Written instruction
Give the data again exactly as written, skipping any pictures.

Data section
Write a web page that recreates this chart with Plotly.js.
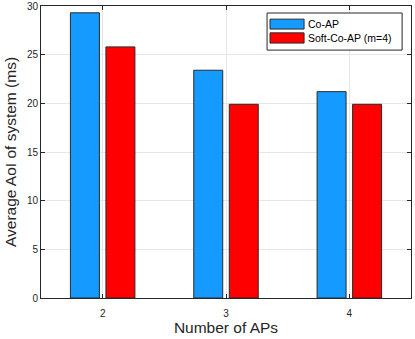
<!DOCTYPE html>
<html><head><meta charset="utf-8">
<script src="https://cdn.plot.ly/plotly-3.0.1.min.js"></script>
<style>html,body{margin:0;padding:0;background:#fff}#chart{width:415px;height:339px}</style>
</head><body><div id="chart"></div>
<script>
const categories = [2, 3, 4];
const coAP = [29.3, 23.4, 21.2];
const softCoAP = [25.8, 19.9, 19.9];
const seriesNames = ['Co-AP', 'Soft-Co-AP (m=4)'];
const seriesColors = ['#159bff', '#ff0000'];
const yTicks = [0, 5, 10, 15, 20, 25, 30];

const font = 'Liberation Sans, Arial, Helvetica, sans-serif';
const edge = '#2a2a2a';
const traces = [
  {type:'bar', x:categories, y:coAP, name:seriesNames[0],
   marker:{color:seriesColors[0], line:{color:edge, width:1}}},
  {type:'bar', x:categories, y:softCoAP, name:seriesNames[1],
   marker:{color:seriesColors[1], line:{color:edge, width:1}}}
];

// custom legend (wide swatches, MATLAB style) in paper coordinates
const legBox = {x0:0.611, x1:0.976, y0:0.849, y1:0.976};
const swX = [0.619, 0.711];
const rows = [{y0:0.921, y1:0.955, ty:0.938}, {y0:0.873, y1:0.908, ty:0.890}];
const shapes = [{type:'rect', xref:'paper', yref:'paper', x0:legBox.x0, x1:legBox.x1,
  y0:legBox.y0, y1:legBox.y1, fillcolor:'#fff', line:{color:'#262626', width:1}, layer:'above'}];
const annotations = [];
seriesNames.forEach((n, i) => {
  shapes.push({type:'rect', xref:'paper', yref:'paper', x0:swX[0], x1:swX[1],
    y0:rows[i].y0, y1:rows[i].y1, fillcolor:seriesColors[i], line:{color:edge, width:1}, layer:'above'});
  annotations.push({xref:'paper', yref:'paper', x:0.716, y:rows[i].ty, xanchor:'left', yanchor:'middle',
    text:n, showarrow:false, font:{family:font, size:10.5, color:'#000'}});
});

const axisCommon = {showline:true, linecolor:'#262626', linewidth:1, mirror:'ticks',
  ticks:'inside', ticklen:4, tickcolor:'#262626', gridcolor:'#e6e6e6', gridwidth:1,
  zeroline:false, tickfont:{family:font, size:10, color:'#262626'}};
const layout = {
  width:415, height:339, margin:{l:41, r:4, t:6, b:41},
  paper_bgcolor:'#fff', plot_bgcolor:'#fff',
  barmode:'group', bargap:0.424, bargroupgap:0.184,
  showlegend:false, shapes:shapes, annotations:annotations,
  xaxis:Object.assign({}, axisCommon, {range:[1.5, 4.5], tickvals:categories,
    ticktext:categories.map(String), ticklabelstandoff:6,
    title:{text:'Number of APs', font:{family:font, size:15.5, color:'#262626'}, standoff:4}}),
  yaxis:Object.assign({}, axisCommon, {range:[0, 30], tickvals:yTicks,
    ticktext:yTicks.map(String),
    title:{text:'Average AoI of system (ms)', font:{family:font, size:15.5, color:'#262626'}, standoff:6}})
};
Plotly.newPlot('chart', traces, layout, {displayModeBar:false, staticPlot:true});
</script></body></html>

Reply to the exercise
Write a web page that recreates this chart with Plotly.js.
<!DOCTYPE html>
<html><head><meta charset="utf-8">
<script src="https://cdn.plot.ly/plotly-3.0.1.min.js"></script>
<style>html,body{margin:0;padding:0;background:#fff}#chart{width:415px;height:339px}</style>
</head><body><div id="chart"></div>
<script>
const categories = [2, 3, 4];
const coAP = [29.3, 23.4, 21.2];
const softCoAP = [25.8, 19.9, 19.9];
const seriesNames = ['Co-AP', 'Soft-Co-AP (m=4)'];
const seriesColors = ['#159bff', '#ff0000'];
const yTicks = [0, 5, 10, 15, 20, 25, 30];

const font = 'Liberation Sans, Arial, Helvetica, sans-serif';
const edge = '#2a2a2a';
const traces = [
  {type:'bar', x:categories, y:coAP, name:seriesNames[0],
   marker:{color:seriesColors[0], line:{color:edge, width:1}}},
  {type:'bar', x:categories, y:softCoAP, name:seriesNames[1],
   marker:{color:seriesColors[1], line:{color:edge, width:1}}}
];

// custom legend (wide swatches, MATLAB style) in paper coordinates
const legBox = {x0:0.611, x1:0.976, y0:0.849, y1:0.976};
const swX = [0.619, 0.711];
const rows = [{y0:0.921, y1:0.955, ty:0.938}, {y0:0.873, y1:0.908, ty:0.890}];
const shapes = [{type:'rect', xref:'paper', yref:'paper', x0:legBox.x0, x1:legBox.x1,
  y0:legBox.y0, y1:legBox.y1, fillcolor:'#fff', line:{color:'#262626', width:1}, layer:'above'}];
const annotations = [];
seriesNames.forEach((n, i) => {
  shapes.push({type:'rect', xref:'paper', yref:'paper', x0:swX[0], x1:swX[1],
    y0:rows[i].y0, y1:rows[i].y1, fillcolor:seriesColors[i], line:{color:edge, width:1}, layer:'above'});
  annotations.push({xref:'paper', yref:'paper', x:0.716, y:rows[i].ty, xanchor:'left', yanchor:'middle',
    text:n, showarrow:false, font:{family:font, size:10.5, color:'#000'}});
});

const axisCommon = {showline:true, linecolor:'#262626', linewidth:1, mirror:'ticks',
  ticks:'inside', ticklen:4, tickcolor:'#262626', gridcolor:'#e6e6e6', gridwidth:1,
  zeroline:false, tickfont:{family:font, size:10, color:'#262626'}};
const layout = {
  width:415, height:339, margin:{l:41, r:4, t:6, b:41},
  paper_bgcolor:'#fff', plot_bgcolor:'#fff',
  barmode:'group', bargap:0.424, bargroupgap:0.184,
  showlegend:false, shapes:shapes, annotations:annotations,
  xaxis:Object.assign({}, axisCommon, {range:[1.5, 4.5], tickvals:categories,
    ticktext:categories.map(String), ticklabelstandoff:6,
    title:{text:'Number of APs', font:{family:font, size:15.5, color:'#262626'}, standoff:4}}),
  yaxis:Object.assign({}, axisCommon, {range:[0, 30], tickvals:yTicks,
    ticktext:yTicks.map(String),
    title:{text:'Average AoI of system (ms)', font:{family:font, size:15.5, color:'#262626'}, standoff:6}})
};
Plotly.newPlot('chart', traces, layout, {displayModeBar:false, staticPlot:true});
</script></body></html>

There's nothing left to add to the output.